While Graphic processing units (GPUs) have long powered 3D games on computer displays, they have finally become potent enough to perform high-end computations that are the staple of many engineering activities.
Many clever Big Data platform developers, desperate to store, process and analyze oceans of data, have sat up and taken notice.
Today’s data scientist, the brains behind data interpretation, should seriously consider getting well acquainted with this promising new way to whittle down massive amounts of data down into concise statistics, to use in predictive and prescriptive modeling.
Need for Speed: GPUs, because of their ability to provide high density processing, have enabled deep learning computations and dominated recently. (Source: https://www.slideshare.net/VishalSingh405/cpu-vs-gpu-presentation-54700475)

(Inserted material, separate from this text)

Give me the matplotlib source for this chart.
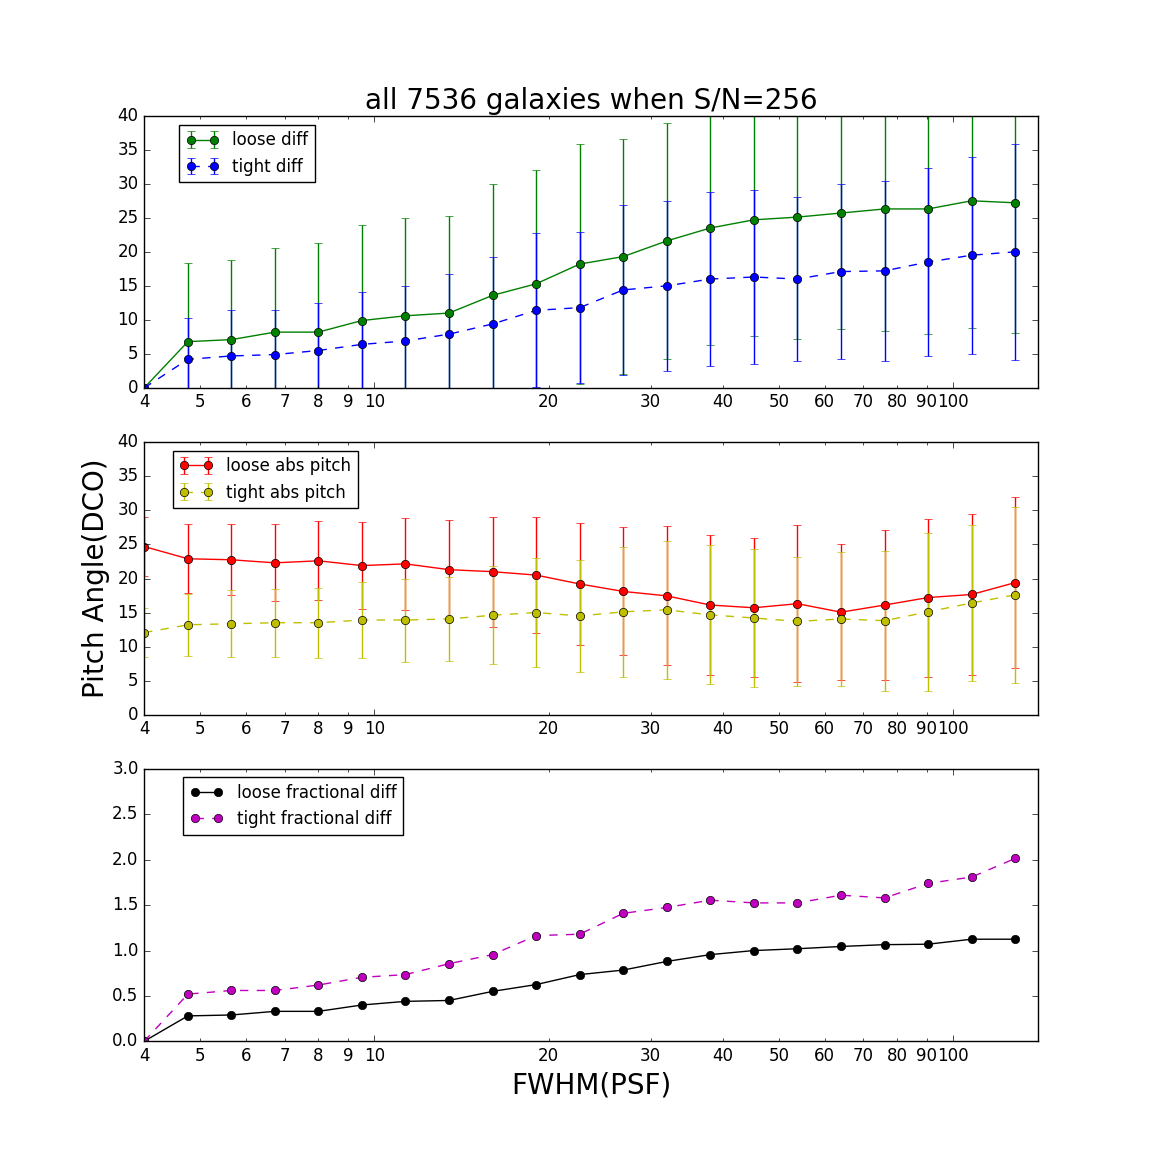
import matplotlib
matplotlib.use("Agg")
import matplotlib.pyplot as plt

# FWHM(PSF) sampling
fwhm = [4.0, 4.76, 5.66, 6.73, 8.0, 9.51, 11.31, 13.45, 16.0, 19.03, 22.63,
        26.91, 32.0, 38.05, 45.25, 53.82, 64.0, 76.11, 90.51, 107.63, 128.0]

loose_diff = [0, 6.8, 7.1, 8.2, 8.2, 9.9, 10.6, 11.0, 13.6, 15.3, 18.2,
              19.3, 21.6, 23.5, 24.7, 25.1, 25.7, 26.3, 26.3, 27.5, 27.2]
loose_diff_err = [0, 11.5, 11.7, 12.4, 13.1, 14.0, 14.4, 14.3, 16.3, 16.7, 17.6,
                  17.3, 17.3, 17.2, 17.1, 17.9, 17.1, 18.0, 18.4, 18.7, 19.2]
tight_diff = [0, 4.2, 4.7, 4.9, 5.5, 6.4, 6.9, 7.9, 9.4, 11.4, 11.8,
              14.4, 15.0, 16.0, 16.3, 16.0, 17.1, 17.2, 18.5, 19.5, 20.0]
tight_diff_err = [0, 6.1, 6.7, 6.5, 7.0, 7.7, 8.1, 8.8, 9.9, 11.3, 11.1,
                  12.5, 12.5, 12.8, 12.8, 12.0, 12.9, 13.2, 13.8, 14.5, 15.9]

loose_abs = [24.7, 22.9, 22.75, 22.3, 22.6, 21.9, 22.15, 21.3, 21.0, 20.5, 19.2,
             18.1, 17.45, 16.1, 15.7, 16.3, 15.05, 16.1, 17.2, 17.65, 19.4]
loose_abs_err = [4.4, 5.1, 5.2, 5.65, 5.8, 6.4, 6.8, 7.3, 8.1, 8.55, 9.0,
                 9.4, 10.2, 10.3, 10.2, 11.5, 10.0, 11.0, 11.6, 11.85, 12.6]
tight_abs = [12.05, 13.2, 13.35, 13.5, 13.5, 13.9, 13.9, 14.05, 14.6, 15.0, 14.5,
             15.1, 15.4, 14.65, 14.2, 13.7, 14.05, 13.8, 15.1, 16.4, 17.6]
tight_abs_err = [3.65, 4.55, 4.9, 5.0, 5.15, 5.6, 6.1, 6.2, 7.2, 8.0, 8.2,
                 9.6, 10.1, 10.2, 10.2, 9.5, 9.85, 10.3, 11.6, 11.4, 12.95]

loose_frac = [0, 0.28, 0.29, 0.33, 0.33, 0.40, 0.44, 0.45, 0.55, 0.625, 0.735,
              0.785, 0.88, 0.955, 1.0, 1.02, 1.045, 1.065, 1.07, 1.125, 1.125]
tight_frac = [0, 0.52, 0.56, 0.56, 0.62, 0.705, 0.735, 0.855, 0.955, 1.165, 1.18,
              1.41, 1.475, 1.555, 1.525, 1.525, 1.61, 1.58, 1.74, 1.81, 2.015]

major_pos = [10, 100]
major_lab = ["10", "100"]
minor_pos = [4, 5, 6, 7, 8, 9, 20, 30, 40, 50, 60, 70, 80, 90]
minor_lab = ["4", "5", "6", "7", "8", "9", "20", "30", "40", "50",
             "60", "70", "80", "90"]

plt.style.use("classic")
fig, axes = plt.subplots(3, 1, figsize=(11.53, 11.57), dpi=100)

ax = axes[0]
ax.errorbar(fwhm, loose_diff, yerr=loose_diff_err, fmt="g-o", label="loose diff")
ax.errorbar(fwhm, tight_diff, yerr=tight_diff_err, fmt="b--o", label="tight diff")
ax.set_ylim(0, 40)
ax.set_title("all 7536 galaxies when S/N=256", fontsize=20)
ax.legend(loc="upper left", bbox_to_anchor=(0.039, 0.967), borderaxespad=0,
          fontsize=12)

ax = axes[1]
ax.errorbar(fwhm, loose_abs, yerr=loose_abs_err, fmt="r-o", label="loose abs pitch")
ax.errorbar(fwhm, tight_abs, yerr=tight_abs_err, fmt="y--o", label="tight abs pitch")
ax.set_ylim(0, 40)
ax.set_ylabel("Pitch Angle(DCO)", fontsize=20)
ax.legend(loc="upper left", bbox_to_anchor=(0.032, 0.97), borderaxespad=0,
          fontsize=12)

ax = axes[2]
ax.plot(fwhm, loose_frac, "k-o", label="loose fractional diff")
ax.plot(fwhm, tight_frac, "m--o", label="tight fractional diff")
ax.set_ylim(0, 3.0)
ax.set_xlabel("FWHM(PSF)", fontsize=20)
ax.legend(loc="upper left", bbox_to_anchor=(0.044, 0.97), borderaxespad=0,
          fontsize=12)

for ax in axes:
    ax.set_xscale("log")
    ax.set_xlim(4, 140)
    ax.set_xticks(major_pos, major_lab)
    ax.set_xticks(minor_pos, minor_lab, minor=True)

fig.savefig("out.png", dpi=100)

After all, the sheer size of Big Data isn’t what is most impressive; it’s the gold mine of business insights it offers when analyzed.
This is where the data scientist enters the frame. One part statistician and one part software engineer, data scientists take massive amounts of data and turn them into valuable, actionable information.

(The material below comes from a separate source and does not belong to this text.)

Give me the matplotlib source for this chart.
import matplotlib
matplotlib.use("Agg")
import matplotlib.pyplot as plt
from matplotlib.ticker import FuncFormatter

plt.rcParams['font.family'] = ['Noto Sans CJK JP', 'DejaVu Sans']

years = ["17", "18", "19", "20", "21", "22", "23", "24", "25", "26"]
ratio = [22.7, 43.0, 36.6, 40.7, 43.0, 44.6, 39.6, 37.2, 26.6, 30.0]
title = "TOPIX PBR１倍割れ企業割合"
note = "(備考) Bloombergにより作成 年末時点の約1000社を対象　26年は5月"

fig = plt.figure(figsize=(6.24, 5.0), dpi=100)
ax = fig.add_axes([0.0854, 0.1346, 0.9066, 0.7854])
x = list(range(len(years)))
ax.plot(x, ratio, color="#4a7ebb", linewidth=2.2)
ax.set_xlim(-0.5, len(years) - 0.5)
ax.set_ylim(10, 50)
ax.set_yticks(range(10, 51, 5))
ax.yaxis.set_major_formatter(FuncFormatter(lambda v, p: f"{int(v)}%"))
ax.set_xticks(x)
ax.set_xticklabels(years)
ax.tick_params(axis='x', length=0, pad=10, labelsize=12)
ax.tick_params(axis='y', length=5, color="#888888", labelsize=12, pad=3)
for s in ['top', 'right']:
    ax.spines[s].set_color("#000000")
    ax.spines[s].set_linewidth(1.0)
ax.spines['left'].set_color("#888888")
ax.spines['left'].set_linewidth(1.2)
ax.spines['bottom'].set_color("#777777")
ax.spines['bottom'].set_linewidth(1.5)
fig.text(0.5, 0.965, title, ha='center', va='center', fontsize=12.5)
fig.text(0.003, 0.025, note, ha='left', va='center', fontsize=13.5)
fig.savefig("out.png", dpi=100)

Until recently, extracting insights and information from data meant having an in-depth knowledge of SAS or R and sklearn, as well as being familiar with data processing frameworks like Spark.

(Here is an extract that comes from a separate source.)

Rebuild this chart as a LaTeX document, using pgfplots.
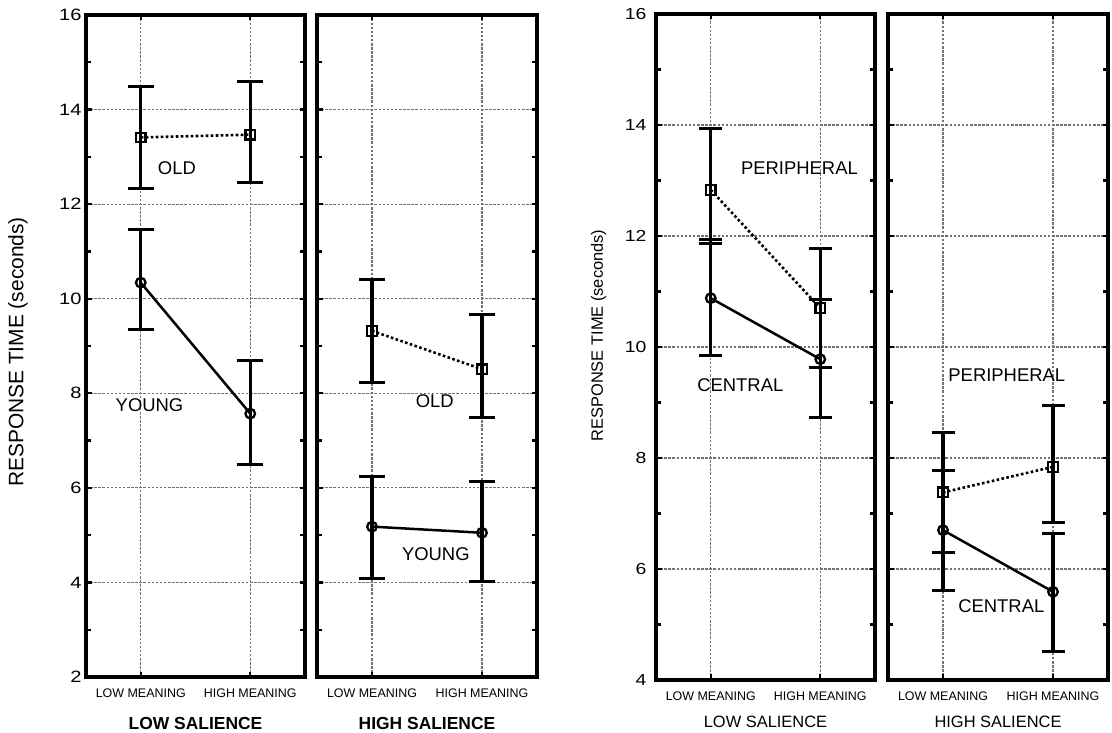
\documentclass[border=0pt]{standalone}
\usepackage{fontspec}
\setmainfont{Liberation Sans}
\newfontfamily\widesans[FakeStretch=1.22]{Liberation Sans}
\usepackage{pgfplots}
\pgfplotsset{compat=1.18}
\pgfplotsset{
  panel/.style={
    scale only axis, anchor=south west,
    xmin=-0.5, xmax=1.5, xtick={0,1},
    xticklabels={LOW MEANING,HIGH MEANING},
    minor y tick num=1,
    grid=major,
    major grid style={draw=black!55, line width=1.1bp, dash pattern=on 2.5bp off 1.6bp},
    axis line style={draw=none},
    after end axis/.code={\draw[line width=3.4bp, line join=miter] (rel axis cs:0,0) rectangle (rel axis cs:1,1);},
    tick style={line width=2.2bp, black},
    major tick length=5.5bp, minor tick length=5bp,
    tick align=inside,
    /pgf/number format/assume math mode=true,
    xticklabel style={font=\fontsize{12.5}{14}\selectfont, anchor=center, yshift=-16bp},
    every axis x label/.style={at={(rel axis cs:0.5,0)}, anchor=center},
    every axis y label/.style={at={(rel axis cs:0,0.5)}, anchor=center, rotate=90},
    clip=false,
  },
  old/.style={black, line width=2.6bp, dash pattern=on 2.6bp off 2.4bp,
    mark=square, mark size=4.8bp, mark options={solid, fill=white, line width=2.3bp},
    error bars/.cd, y dir=both, y explicit,
    error bar style={solid, line width=3.1bp},
    error mark options={rotate=90, mark size=#1, line width=3.1bp, solid}},
  young/.style={black, line width=2.5bp, solid,
    mark=o, mark size=4.8bp, mark options={solid, fill=white, line width=2.3bp},
    error bars/.cd, y dir=both, y explicit,
    error bar style={solid, line width=3.1bp},
    error mark options={rotate=90, mark size=#1, line width=3.1bp, solid}},
}
\begin{document}
\begin{tikzpicture}
\path[use as bounding box] (0,0) rectangle (1112bp,733bp);
% ---------- Left group, panel 1 ----------
\begin{axis}[panel, at={(86bp,56bp)}, width=219bp, height=662bp,
  ymin=2, ymax=16, ytick={2,4,...,16},
  yticklabel style={font=\widesans\fontsize{16.5}{18}\selectfont, xshift=-1bp},
  xlabel={\bfseries LOW SALIENCE},
  xlabel style={font=\fontsize{17.5}{20}\selectfont, yshift=-46bp},
  ylabel={RESPONSE TIME (seconds)},
  ylabel style={font=\fontsize{21}{24}\selectfont, xshift=-6bp, yshift=68bp}]
\addplot[old=13bp] coordinates {(0,13.41) += (0,1.07) -= (0,1.07) (1,13.47) += (0,1.13) -= (0,1.02)};
\addplot[young=13bp] coordinates {(0,10.34) += (0,1.12) -= (0,1.00) (1,7.57) += (0,1.13) -= (0,1.07)};
\node[font=\fontsize{18.5}{20}\selectfont] at (axis cs:0.33,12.77) {OLD};
\node[font=\fontsize{18.5}{20}\selectfont] at (axis cs:0.08,7.75) {YOUNG};
\end{axis}
% ---------- Left group, panel 2 ----------
\begin{axis}[panel, at={(317bp,56bp)}, width=220bp, height=662bp,
  ymin=2, ymax=16, ytick={2,4,...,16}, yticklabels={},
  xlabel={\bfseries HIGH SALIENCE},
  xlabel style={font=\fontsize{17.5}{20}\selectfont, yshift=-46bp}]
\addplot[old=13bp] coordinates {(0,9.32) += (0,1.09) -= (0,1.09) (1,8.51) += (0,1.15) -= (0,1.02)};
\addplot[young=13bp] coordinates {(0,5.18) += (0,1.06) -= (0,1.09) (1,5.05) += (0,1.08) -= (0,1.03)};
\node[font=\fontsize{18.5}{20}\selectfont] at (axis cs:0.57,7.83) {OLD};
\node[font=\fontsize{18.5}{20}\selectfont] at (axis cs:0.58,4.6) {YOUNG};
\end{axis}
% ---------- Right group, panel 3 ----------
\begin{axis}[panel, at={(656bp,53bp)}, width=219bp, height=666bp,
  ymin=4, ymax=16, ytick={4,6,...,16},
  yticklabel style={font=\widesans\fontsize{16}{18}\selectfont, xshift=-6bp},
  xlabel={LOW SALIENCE},
  xlabel style={font=\fontsize{16.5}{19}\selectfont, yshift=-42bp},
  ylabel={RESPONSE TIME (seconds)},
  ylabel style={font=\fontsize{16.5}{19}\selectfont, xshift=11.5bp, yshift=57.5bp}]
\addplot[old=11.5bp] coordinates {(0,12.83) += (0,1.11) -= (0,0.97) (1,10.70) += (0,1.08) -= (0,1.07)};
\addplot[young=11.5bp] coordinates {(0,10.88) += (0,1.06) -= (0,1.04) (1,9.78) += (0,1.07) -= (0,1.05)};
\node[font=\fontsize{18.5}{20}\selectfont] at (axis cs:0.81,13.22) {PERIPHERAL};
\node[font=\fontsize{18.5}{20}\selectfont] at (axis cs:0.27,9.32) {CENTRAL};
\end{axis}
% ---------- Right group, panel 4 ----------
\begin{axis}[panel, at={(888bp,53bp)}, width=220bp, height=666bp,
  ymin=4, ymax=16, ytick={4,6,...,16}, yticklabels={},
  xlabel={HIGH SALIENCE},
  xlabel style={font=\fontsize{16.5}{19}\selectfont, yshift=-42bp}]
\addplot[old=11.5bp] coordinates {(0,7.38) += (0,1.08) -= (0,1.08) (1,7.84) += (0,1.11) -= (0,1.01)};
\addplot[young=11.5bp] coordinates {(0,6.70) += (0,1.08) -= (0,1.08) (1,5.59) += (0,1.05) -= (0,1.07)};
\node[font=\fontsize{18.5}{20}\selectfont] at (axis cs:0.58,9.5) {PERIPHERAL};
\node[font=\fontsize{18.5}{20}\selectfont] at (axis cs:0.53,5.33) {CENTRAL};
\end{axis}
\end{tikzpicture}
\end{document}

However, primarily due to the emergence of GPU computing, we now have a lot more power, with less required hardware to run a query. Besides enhanced capacity by orders of magnitude, GPUs perform matrix operations that are quite conducive to running back propagation computations in neural nets. It’s this rise of neural network in data science that’s feeding the demand for smaller supercomputers, like GPU-enabled servers.
The main difference between a GPU processor and a CPU core is that each CPU core can perform different instructions on different data in parallel because each one has a separate control unit. In contrast, a GPU has a massively parallel architecture consisting of thousands of smaller, more efficient cores designed for handling multiple tasks simultaneously.
GPU computing is used together with a CPU to accelerate scientific, analytics, engineering, consumer, and enterprise applications. According to one popular analogy, if CPU is the brain then GPU is soul of the computer.
What’s the Difference? While CPUs are best at handling single calculations extremely quickly, GPUs are better at multiple calculations. (Source: http://www.e2matrix.com/blog/cpu-vs-gpu/)
To date, GPUs have three orders of magnitude more cores than a CPU. As a result, using GPUs can be considered the second wave of Big Data and Data Science.
What’s the magic behind GPUs? A single GPU PCIe card may have up to 4992 processors. These processors are specifically designed to perform high-volume and high-velocity numerical computations on both fixed and floating point values.
Big Data vendors such as SQream Technologies are harnessing the power of GPUs for its big data analytics SQL database, gaining high performance and increasing cost efficiency. Imagine being able to run an analysis up to 100 times faster than you can today. Well, SQream DB, with its patented and proprietary technology that uses a GPU as a massively parallel processor to run complex SQL queries, is making this possible.
With the demand for fast computing services on the rise and fast exceeding current capacities, data scientists are being called upon to hone their skills and contribute their unique talents to the development of GPU-accelerated computing. In a few short years, this powerful combination of demand, technology and data science could well result in the creation of a new class of computers that learn, see and perceive the world as humans do.
Meanwhile, developments in Big Data technology are being bolstered by businesses. Increasingly, firms are requiring that data scientists communicate their findings and solutions with engaging and relevant stories that present problems and possible solutions in an easier, more elegant manner.
Today is a particularly exciting time to be a data scientist, which may well be the reason that the Harvard Business Review called it the sexiest job of the 21st century.